The Family and Medical Leave Act (FMLA) is a federal law passed in 1993 to account for changing demographics in the United States. Its intent is to improve work-life balance for employees while improving the overall productivity of employers. Under 29 U.S.C. § 2612, eligible employees are protected should they decide to request unpaid leave from work for the birth of a child, for adoption or fostering a child, because the employee is seriously ill, or “to care for” an employee’s family member with a serious health condition.

Litigation arises in determining what the legislature intended by the phrase “to care for” when an employee requests leave “to care for” a family member. The Department of Labor provides broad regulations relating to the word “care.” Because the regulations are broad in scope, and only provide a few examples of what “care” is, courts have interpreted “care” differently, especially when an employee accompanies a seriously ill family member on a trip unrelated to the family member’s medical care. The Seventh Circuit determined in Ballard v. Chicago Park District that an employee is protected by the FMLA when accompanying a family member on a trip to Las Vegas. Other circuits have decided the issue differently.

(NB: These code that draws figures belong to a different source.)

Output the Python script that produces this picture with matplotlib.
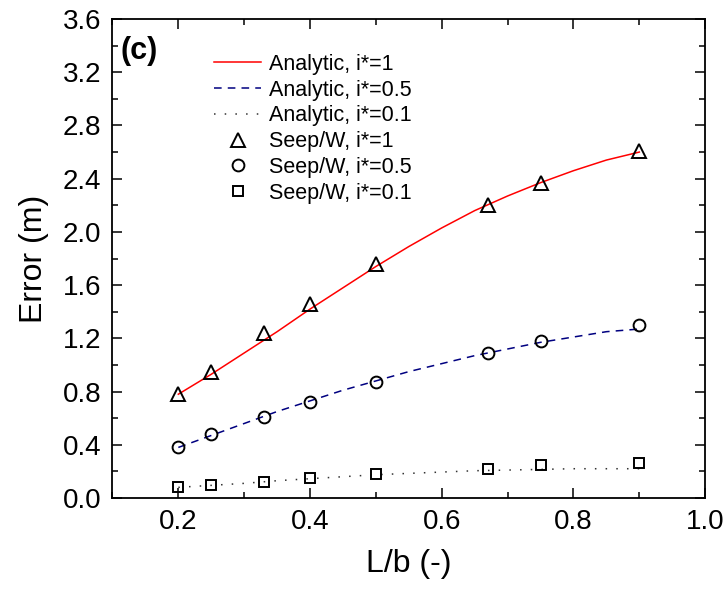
import matplotlib
matplotlib.use("Agg")
import matplotlib.pyplot as plt
from matplotlib.ticker import MultipleLocator

plt.rcParams['font.family'] = ['Liberation Sans', 'DejaVu Sans']

# Analytic curves
x_an = [0.2, 0.25, 0.3, 0.35, 0.4, 0.45, 0.5, 0.55, 0.6, 0.65, 0.7, 0.75, 0.8, 0.85, 0.9]
an_i1 = [0.78, 0.93, 1.09, 1.25, 1.42, 1.58, 1.74, 1.89, 2.03, 2.16, 2.27, 2.37, 2.46, 2.54, 2.60]
an_i05 = [0.38, 0.47, 0.56, 0.65, 0.73, 0.81, 0.88, 0.95, 1.01, 1.07, 1.12, 1.17, 1.21, 1.25, 1.27]
an_i01 = [0.08, 0.095, 0.11, 0.13, 0.145, 0.16, 0.175, 0.185, 0.195, 0.205, 0.21, 0.215, 0.22, 0.22, 0.22]

# Seep/W points
x_sw = [0.2, 0.25, 0.33, 0.4, 0.5, 0.67, 0.75, 0.9]
sw_i1 = [0.78, 0.95, 1.24, 1.46, 1.76, 2.20, 2.37, 2.61]
sw_i05 = [0.38, 0.48, 0.61, 0.725, 0.875, 1.09, 1.18, 1.30]
sw_i01 = [0.08, 0.095, 0.12, 0.15, 0.18, 0.22, 0.245, 0.26]

fig = plt.figure(figsize=(7.27, 5.89), dpi=100)
ax = fig.add_axes([0.1547, 0.1545, 0.8153, 0.8132])

lw = 1.1
ax.plot(x_an, an_i1, color='#ff0000', lw=lw, ls='-', label='Analytic, i*=1')
ax.plot(x_an, an_i05, color='#000080', lw=lw, ls=(0, (5, 4)), label='Analytic, i*=0.5')
ax.plot(x_an, an_i01, color='#333333', lw=lw, ls=(0, (1, 6)), label='Analytic, i*=0.1')
mk = dict(ls='none', mfc='none', mec='black', mew=1.4)
ax.plot(x_sw, sw_i1, marker='^', ms=10, label='Seep/W, i*=1', **mk)
ax.plot(x_sw, sw_i05, marker='o', ms=8.5, label='Seep/W, i*=0.5', **mk)
ax.plot(x_sw, sw_i01, marker='s', ms=7.5, label='Seep/W, i*=0.1', **mk)

ax.set_xlim(0.1, 1.0)
ax.set_ylim(0.0, 3.6)
ax.xaxis.set_major_locator(MultipleLocator(0.2))
ax.xaxis.set_minor_locator(MultipleLocator(0.1))
ax.yaxis.set_major_locator(MultipleLocator(0.4))
ax.yaxis.set_minor_locator(MultipleLocator(0.2))
ax.xaxis.set_major_formatter(matplotlib.ticker.FormatStrFormatter('%.1f'))
ax.yaxis.set_major_formatter(matplotlib.ticker.FormatStrFormatter('%.1f'))
ax.tick_params(which='both', direction='in', top=True, right=True, width=1.1)
ax.tick_params(which='major', length=7, labelsize=20, pad=8)
ax.tick_params(which='minor', length=4)
for s in ax.spines.values():
    s.set_linewidth(1.3)

ax.set_xlabel('L/b (-)', fontsize=23, labelpad=10)
ax.set_ylabel('Error (m)', fontsize=23, labelpad=10)
ax.text(0.013, 0.965, '(c)', transform=ax.transAxes, fontsize=22, fontweight='bold', va='top', ha='left')

ax.legend(loc='upper left', bbox_to_anchor=(0.157, 0.945), frameon=False, fontsize=15.5,
          handlelength=2.2, handletextpad=0.35, labelspacing=0.22, borderaxespad=0)

fig.savefig('out.png', dpi=100)
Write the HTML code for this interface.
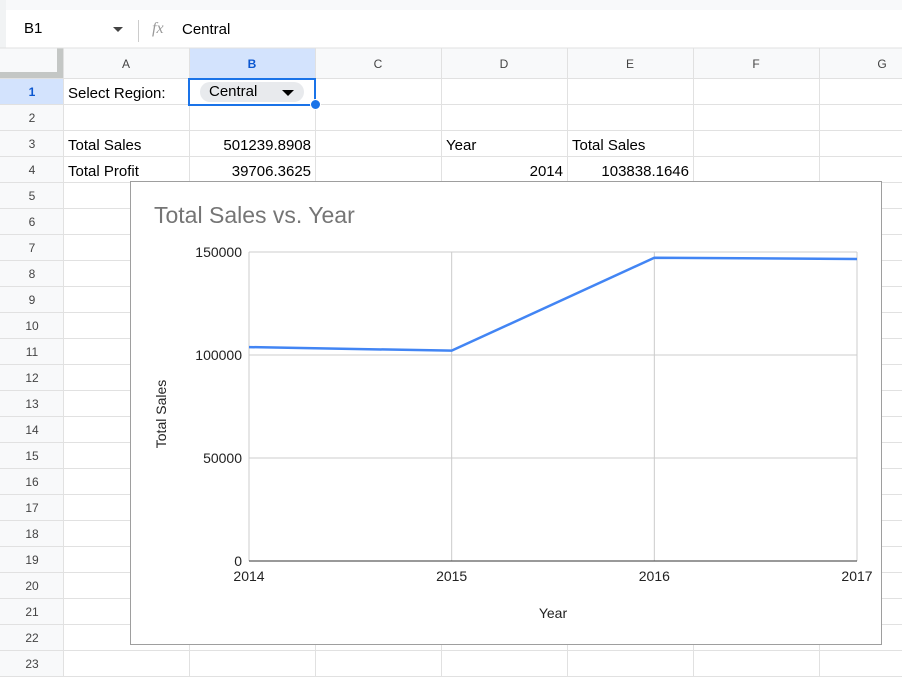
<!DOCTYPE html>
<html><head><meta charset="utf-8"><style>
body{margin:0;width:902px;height:677px;overflow:hidden;background:#fff;font-family:"Liberation Sans",Arial,sans-serif;position:relative}
.abs{position:absolute}
.cell{position:absolute;font-size:15px;color:#000;line-height:26px;white-space:nowrap}
</style></head><body>
<div class="abs" style="left:0;top:0;width:902px;height:10px;background:#f8f9fa"></div>
<div class="abs" style="left:0;top:0;width:6px;height:48px;background:#f1f3f4"></div>
<div class="abs" style="left:24px;top:20px;font-size:15px">B1</div>
<div class="abs" style="left:113px;top:27px;width:0;height:0;border-left:5px solid transparent;border-right:5px solid transparent;border-top:5px solid #444"></div>
<div class="abs" style="left:138px;top:20px;width:1px;height:22px;background:#ccc"></div>
<div class="abs" style="left:152px;top:20px;font-size:16px;font-style:italic;color:#999;font-family:'Liberation Serif',serif">fx</div>
<div class="abs" style="left:182px;top:21px;font-size:15px">Central</div>
<svg class="abs" style="left:0;top:0" width="902" height="677" id="grid"></svg>
<div class="cell" style="left:68px;top:81px">Select Region:</div>
<div class="abs" style="left:200px;top:82px;width:104px;height:20px;border-radius:10px;background:#e8eaed;font-size:15px;line-height:20px"><span style="margin-left:9px">Central</span><span style="position:absolute;right:10px;top:8px;border-left:6px solid transparent;border-right:6px solid transparent;border-top:6px solid #000"></span></div>
<div class="abs" style="left:188px;top:78px;width:124px;height:24px;border:2px solid #1a73e8"></div>
<div class="abs" style="left:310px;top:99px;width:9px;height:9px;border-radius:50%;background:#1a73e8;border:1px solid #fff"></div>
<div class="cell" style="left:68px;top:133px">Total Sales</div>
<div class="cell" style="left:189px;top:133px;width:122px;text-align:right">501239.8908</div>
<div class="cell" style="left:446px;top:133px">Year</div>
<div class="cell" style="left:572px;top:133px">Total Sales</div>
<div class="cell" style="left:68px;top:159px">Total Profit</div>
<div class="cell" style="left:189px;top:159px;width:122px;text-align:right">39706.3625</div>
<div class="cell" style="left:441px;top:159px;width:122px;text-align:right">2014</div>
<div class="cell" style="left:567px;top:159px;width:122px;text-align:right">103838.1646</div>
<svg class="abs" style="left:130px;top:181px" width="752" height="464" id="chart"></svg>
<script>
const years=["2014","2015","2016","2017"];
const sales=[103838.16,102100,147200,146600];
const yTicks=[0,50000,100000,150000];
const NS="http://www.w3.org/2000/svg";
function mk(p,t,a,txt){const e=document.createElementNS(NS,t);for(const k in a)e.setAttribute(k,a[k]);if(txt!==undefined)e.textContent=txt;p.appendChild(e);return e;}
const g=document.getElementById('grid');
const colX=[63,189,315,441,567,693,819,945];
const colL=["A","B","C","D","E","F","G"];
mk(g,'rect',{x:0,y:48,width:902,height:30,fill:'#f8f9fa'});
mk(g,'rect',{x:0,y:48,width:63,height:629,fill:'#f8f9fa'});
mk(g,'rect',{x:189,y:48,width:126,height:30,fill:'#d3e3fd'});
mk(g,'rect',{x:0,y:78,width:63,height:26,fill:'#d3e3fd'});
mk(g,'rect',{x:57,y:48,width:6,height:30,fill:'#c4c7c5'});
mk(g,'rect',{x:0,y:72,width:63,height:6,fill:'#c4c7c5'});
mk(g,'line',{x1:0,y1:48,x2:902,y2:48,stroke:'#e1e1e1'});
for(let i=0;i<colX.length;i++){
  mk(g,'line',{x1:colX[i]+.5,y1:48,x2:colX[i]+.5,y2:677,stroke:'#e1e1e1'});
  if(i<colL.length){const t=mk(g,'text',{x:(colX[i]+colX[i+1])/2,y:68,'text-anchor':'middle','font-size':12,fill:i==1?'#0b57d0':'#444','font-weight':i==1?'bold':'normal'},colL[i]);
  
  }
}
for(let r=0;r<=23;r++){
  const y=78+r*26;
  mk(g,'line',{x1:0,y1:y+.5,x2:902,y2:y+.5,stroke:'#e1e1e1'});
  if(r<23){const t=mk(g,'text',{x:32,y:y+18,'text-anchor':'middle','font-size':12,fill:r==0?'#0b57d0':'#444','font-weight':r==0?'bold':'normal'},String(r+1));
  
  }
}
const c=document.getElementById('chart');
mk(c,'rect',{x:.5,y:.5,width:751,height:463,fill:'#fff',stroke:'#9e9e9e'});
const t=mk(c,'text',{x:24,y:42,'font-size':23,fill:'#757575'},'Total Sales vs. Year');


const L=119,R=727,T=71,B=380;
const xs=i=>L+(R-L)*i/(years.length-1);
const ys=v=>B-(B-T)*v/150000;
yTicks.forEach(v=>{
  mk(c,'line',{x1:L,y1:ys(v),x2:R,y2:ys(v),stroke:v==0?'#333':'#ccc'});
  const e=mk(c,'text',{x:L-7,y:ys(v)+5,'text-anchor':'end','font-size':14,fill:'#222'},String(v));
  
  
});
years.forEach((y,i)=>{
  mk(c,'line',{x1:xs(i),y1:T,x2:xs(i),y2:B,stroke:'#ccc'});
  const e=mk(c,'text',{x:xs(i),y:B+20,'text-anchor':'middle','font-size':14,fill:'#222'},y);
  
  
});
mk(c,'line',{x1:L,y1:B,x2:R,y2:B,stroke:'#333'});
const ln=mk(c,'polyline',{points:sales.map((v,i)=>xs(i)+','+ys(v)).join(' '),fill:'none',stroke:'#4285f4','stroke-width':2.5});


const xt=mk(c,'text',{x:423,y:437,'text-anchor':'middle','font-size':14,fill:'#222'},'Year');


const yt=mk(c,'text',{x:0,y:0,'text-anchor':'middle','font-size':14,fill:'#222',transform:'translate(36,233) rotate(-90)'},'Total Sales');


</script>
</body></html>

Given this circuit split, a bright-line rule is necessary. A rule taking into account the factual circumstances and opinions in each circuit would provide guidelines for not only courts, but also for employees and employers to determine whether accompanying a family member on a trip is protected under the FMLA. Consequently, this would decrease employee abuse and reduce litigation. It would also diminish the current inconsistency between FMLA interpretation today and its original intent—not only to improve work-life balance for employees but also to support businesses’ productivity.